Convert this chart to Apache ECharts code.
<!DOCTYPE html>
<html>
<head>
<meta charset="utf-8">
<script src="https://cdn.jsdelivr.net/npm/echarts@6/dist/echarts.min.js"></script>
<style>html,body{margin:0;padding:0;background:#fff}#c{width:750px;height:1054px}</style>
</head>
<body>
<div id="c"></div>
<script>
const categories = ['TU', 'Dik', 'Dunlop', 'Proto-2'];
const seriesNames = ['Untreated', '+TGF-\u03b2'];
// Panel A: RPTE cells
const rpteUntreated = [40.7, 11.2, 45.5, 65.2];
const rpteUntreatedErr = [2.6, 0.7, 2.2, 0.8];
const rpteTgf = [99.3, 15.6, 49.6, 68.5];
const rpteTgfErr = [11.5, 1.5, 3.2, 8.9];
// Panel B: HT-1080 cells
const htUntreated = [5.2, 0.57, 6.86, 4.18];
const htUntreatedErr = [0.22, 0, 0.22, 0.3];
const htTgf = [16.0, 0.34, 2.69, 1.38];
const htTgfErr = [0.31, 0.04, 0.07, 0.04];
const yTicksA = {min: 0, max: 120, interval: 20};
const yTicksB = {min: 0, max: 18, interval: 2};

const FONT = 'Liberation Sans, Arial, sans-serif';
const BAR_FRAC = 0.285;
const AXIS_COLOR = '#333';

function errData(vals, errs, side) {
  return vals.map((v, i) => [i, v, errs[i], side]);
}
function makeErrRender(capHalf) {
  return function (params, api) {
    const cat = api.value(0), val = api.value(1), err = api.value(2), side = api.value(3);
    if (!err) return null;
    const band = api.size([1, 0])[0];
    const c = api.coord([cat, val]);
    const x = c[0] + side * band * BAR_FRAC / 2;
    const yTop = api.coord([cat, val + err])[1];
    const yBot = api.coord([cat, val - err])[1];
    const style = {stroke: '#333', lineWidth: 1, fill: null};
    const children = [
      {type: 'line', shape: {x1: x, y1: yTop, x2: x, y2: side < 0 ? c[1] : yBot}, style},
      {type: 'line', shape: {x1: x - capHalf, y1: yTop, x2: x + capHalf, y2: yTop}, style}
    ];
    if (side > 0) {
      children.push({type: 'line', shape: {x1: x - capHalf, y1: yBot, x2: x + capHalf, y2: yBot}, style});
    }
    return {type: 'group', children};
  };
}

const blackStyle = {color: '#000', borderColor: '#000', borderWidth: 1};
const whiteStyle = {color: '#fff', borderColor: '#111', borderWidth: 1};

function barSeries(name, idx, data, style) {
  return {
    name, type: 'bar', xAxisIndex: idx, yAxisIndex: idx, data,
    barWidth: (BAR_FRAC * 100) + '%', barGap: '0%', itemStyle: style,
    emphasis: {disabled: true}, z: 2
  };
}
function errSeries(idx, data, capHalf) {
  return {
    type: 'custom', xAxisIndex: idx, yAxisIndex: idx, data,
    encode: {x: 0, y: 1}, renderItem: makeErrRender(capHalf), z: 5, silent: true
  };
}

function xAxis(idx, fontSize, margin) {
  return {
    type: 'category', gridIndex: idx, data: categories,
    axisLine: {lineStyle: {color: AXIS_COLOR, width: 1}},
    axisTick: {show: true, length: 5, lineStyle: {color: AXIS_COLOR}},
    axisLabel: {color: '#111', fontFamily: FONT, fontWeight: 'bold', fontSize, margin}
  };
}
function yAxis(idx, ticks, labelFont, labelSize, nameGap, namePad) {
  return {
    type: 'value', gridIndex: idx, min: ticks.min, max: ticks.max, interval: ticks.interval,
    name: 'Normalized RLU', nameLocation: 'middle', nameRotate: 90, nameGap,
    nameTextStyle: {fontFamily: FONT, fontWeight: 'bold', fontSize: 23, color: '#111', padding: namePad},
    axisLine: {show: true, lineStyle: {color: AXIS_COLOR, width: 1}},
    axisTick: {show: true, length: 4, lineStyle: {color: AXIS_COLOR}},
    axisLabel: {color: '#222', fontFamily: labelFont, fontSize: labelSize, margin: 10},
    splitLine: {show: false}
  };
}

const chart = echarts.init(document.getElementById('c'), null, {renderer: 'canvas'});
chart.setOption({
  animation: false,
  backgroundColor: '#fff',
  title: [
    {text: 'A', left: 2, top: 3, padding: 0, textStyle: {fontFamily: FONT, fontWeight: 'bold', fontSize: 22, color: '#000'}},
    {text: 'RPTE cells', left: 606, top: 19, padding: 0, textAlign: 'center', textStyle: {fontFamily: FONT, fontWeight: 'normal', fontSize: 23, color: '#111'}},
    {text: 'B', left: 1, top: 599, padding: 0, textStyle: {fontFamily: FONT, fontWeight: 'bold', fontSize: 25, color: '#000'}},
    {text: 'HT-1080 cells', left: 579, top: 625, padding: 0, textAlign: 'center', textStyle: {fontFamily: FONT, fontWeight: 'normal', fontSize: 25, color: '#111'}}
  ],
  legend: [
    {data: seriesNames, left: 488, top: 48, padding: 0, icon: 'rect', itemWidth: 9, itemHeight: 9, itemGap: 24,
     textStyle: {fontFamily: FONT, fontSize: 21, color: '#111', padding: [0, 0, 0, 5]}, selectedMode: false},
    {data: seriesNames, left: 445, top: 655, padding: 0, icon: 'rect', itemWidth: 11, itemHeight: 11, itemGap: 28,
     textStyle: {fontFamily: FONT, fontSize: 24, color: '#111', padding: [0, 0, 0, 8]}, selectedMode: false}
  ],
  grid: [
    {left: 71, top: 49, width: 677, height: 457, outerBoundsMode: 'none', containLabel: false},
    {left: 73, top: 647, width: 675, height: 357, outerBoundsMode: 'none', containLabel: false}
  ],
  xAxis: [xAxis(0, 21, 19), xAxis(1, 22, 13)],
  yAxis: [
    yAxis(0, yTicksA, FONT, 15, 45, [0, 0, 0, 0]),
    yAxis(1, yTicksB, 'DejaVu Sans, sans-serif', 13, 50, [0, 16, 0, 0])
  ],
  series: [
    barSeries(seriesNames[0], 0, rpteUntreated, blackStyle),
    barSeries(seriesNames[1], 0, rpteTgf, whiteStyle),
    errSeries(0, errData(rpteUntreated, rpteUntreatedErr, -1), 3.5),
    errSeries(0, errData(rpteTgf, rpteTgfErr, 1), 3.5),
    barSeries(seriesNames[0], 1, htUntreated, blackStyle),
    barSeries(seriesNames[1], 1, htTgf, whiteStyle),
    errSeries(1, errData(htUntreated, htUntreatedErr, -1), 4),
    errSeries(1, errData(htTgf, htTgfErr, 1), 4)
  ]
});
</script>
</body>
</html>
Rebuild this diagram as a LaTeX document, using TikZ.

Given problem: Print every record above exactly as written.

Answer to the exercise:
Convert this chart to Apache ECharts code.
<!DOCTYPE html>
<html>
<head>
<meta charset="utf-8">
<script src="https://cdn.jsdelivr.net/npm/echarts@6/dist/echarts.min.js"></script>
<style>html,body{margin:0;padding:0;background:#fff}#c{width:750px;height:1054px}</style>
</head>
<body>
<div id="c"></div>
<script>
const categories = ['TU', 'Dik', 'Dunlop', 'Proto-2'];
const seriesNames = ['Untreated', '+TGF-\u03b2'];
// Panel A: RPTE cells
const rpteUntreated = [40.7, 11.2, 45.5, 65.2];
const rpteUntreatedErr = [2.6, 0.7, 2.2, 0.8];
const rpteTgf = [99.3, 15.6, 49.6, 68.5];
const rpteTgfErr = [11.5, 1.5, 3.2, 8.9];
// Panel B: HT-1080 cells
const htUntreated = [5.2, 0.57, 6.86, 4.18];
const htUntreatedErr = [0.22, 0, 0.22, 0.3];
const htTgf = [16.0, 0.34, 2.69, 1.38];
const htTgfErr = [0.31, 0.04, 0.07, 0.04];
const yTicksA = {min: 0, max: 120, interval: 20};
const yTicksB = {min: 0, max: 18, interval: 2};

const FONT = 'Liberation Sans, Arial, sans-serif';
const BAR_FRAC = 0.285;
const AXIS_COLOR = '#333';

function errData(vals, errs, side) {
  return vals.map((v, i) => [i, v, errs[i], side]);
}
function makeErrRender(capHalf) {
  return function (params, api) {
    const cat = api.value(0), val = api.value(1), err = api.value(2), side = api.value(3);
    if (!err) return null;
    const band = api.size([1, 0])[0];
    const c = api.coord([cat, val]);
    const x = c[0] + side * band * BAR_FRAC / 2;
    const yTop = api.coord([cat, val + err])[1];
    const yBot = api.coord([cat, val - err])[1];
    const style = {stroke: '#333', lineWidth: 1, fill: null};
    const children = [
      {type: 'line', shape: {x1: x, y1: yTop, x2: x, y2: side < 0 ? c[1] : yBot}, style},
      {type: 'line', shape: {x1: x - capHalf, y1: yTop, x2: x + capHalf, y2: yTop}, style}
    ];
    if (side > 0) {
      children.push({type: 'line', shape: {x1: x - capHalf, y1: yBot, x2: x + capHalf, y2: yBot}, style});
    }
    return {type: 'group', children};
  };
}

const blackStyle = {color: '#000', borderColor: '#000', borderWidth: 1};
const whiteStyle = {color: '#fff', borderColor: '#111', borderWidth: 1};

function barSeries(name, idx, data, style) {
  return {
    name, type: 'bar', xAxisIndex: idx, yAxisIndex: idx, data,
    barWidth: (BAR_FRAC * 100) + '%', barGap: '0%', itemStyle: style,
    emphasis: {disabled: true}, z: 2
  };
}
function errSeries(idx, data, capHalf) {
  return {
    type: 'custom', xAxisIndex: idx, yAxisIndex: idx, data,
    encode: {x: 0, y: 1}, renderItem: makeErrRender(capHalf), z: 5, silent: true
  };
}

function xAxis(idx, fontSize, margin) {
  return {
    type: 'category', gridIndex: idx, data: categories,
    axisLine: {lineStyle: {color: AXIS_COLOR, width: 1}},
    axisTick: {show: true, length: 5, lineStyle: {color: AXIS_COLOR}},
    axisLabel: {color: '#111', fontFamily: FONT, fontWeight: 'bold', fontSize, margin}
  };
}
function yAxis(idx, ticks, labelFont, labelSize, nameGap, namePad) {
  return {
    type: 'value', gridIndex: idx, min: ticks.min, max: ticks.max, interval: ticks.interval,
    name: 'Normalized RLU', nameLocation: 'middle', nameRotate: 90, nameGap,
    nameTextStyle: {fontFamily: FONT, fontWeight: 'bold', fontSize: 23, color: '#111', padding: namePad},
    axisLine: {show: true, lineStyle: {color: AXIS_COLOR, width: 1}},
    axisTick: {show: true, length: 4, lineStyle: {color: AXIS_COLOR}},
    axisLabel: {color: '#222', fontFamily: labelFont, fontSize: labelSize, margin: 10},
    splitLine: {show: false}
  };
}

const chart = echarts.init(document.getElementById('c'), null, {renderer: 'canvas'});
chart.setOption({
  animation: false,
  backgroundColor: '#fff',
  title: [
    {text: 'A', left: 2, top: 3, padding: 0, textStyle: {fontFamily: FONT, fontWeight: 'bold', fontSize: 22, color: '#000'}},
    {text: 'RPTE cells', left: 606, top: 19, padding: 0, textAlign: 'center', textStyle: {fontFamily: FONT, fontWeight: 'normal', fontSize: 23, color: '#111'}},
    {text: 'B', left: 1, top: 599, padding: 0, textStyle: {fontFamily: FONT, fontWeight: 'bold', fontSize: 25, color: '#000'}},
    {text: 'HT-1080 cells', left: 579, top: 625, padding: 0, textAlign: 'center', textStyle: {fontFamily: FONT, fontWeight: 'normal', fontSize: 25, color: '#111'}}
  ],
  legend: [
    {data: seriesNames, left: 488, top: 48, padding: 0, icon: 'rect', itemWidth: 9, itemHeight: 9, itemGap: 24,
     textStyle: {fontFamily: FONT, fontSize: 21, color: '#111', padding: [0, 0, 0, 5]}, selectedMode: false},
    {data: seriesNames, left: 445, top: 655, padding: 0, icon: 'rect', itemWidth: 11, itemHeight: 11, itemGap: 28,
     textStyle: {fontFamily: FONT, fontSize: 24, color: '#111', padding: [0, 0, 0, 8]}, selectedMode: false}
  ],
  grid: [
    {left: 71, top: 49, width: 677, height: 457, outerBoundsMode: 'none', containLabel: false},
    {left: 73, top: 647, width: 675, height: 357, outerBoundsMode: 'none', containLabel: false}
  ],
  xAxis: [xAxis(0, 21, 19), xAxis(1, 22, 13)],
  yAxis: [
    yAxis(0, yTicksA, FONT, 15, 45, [0, 0, 0, 0]),
    yAxis(1, yTicksB, 'DejaVu Sans, sans-serif', 13, 50, [0, 16, 0, 0])
  ],
  series: [
    barSeries(seriesNames[0], 0, rpteUntreated, blackStyle),
    barSeries(seriesNames[1], 0, rpteTgf, whiteStyle),
    errSeries(0, errData(rpteUntreated, rpteUntreatedErr, -1), 3.5),
    errSeries(0, errData(rpteTgf, rpteTgfErr, 1), 3.5),
    barSeries(seriesNames[0], 1, htUntreated, blackStyle),
    barSeries(seriesNames[1], 1, htTgf, whiteStyle),
    errSeries(1, errData(htUntreated, htUntreatedErr, -1), 4),
    errSeries(1, errData(htTgf, htTgfErr, 1), 4)
  ]
});
</script>
</body>
</html>
Rebuild this diagram as a LaTeX document, using TikZ.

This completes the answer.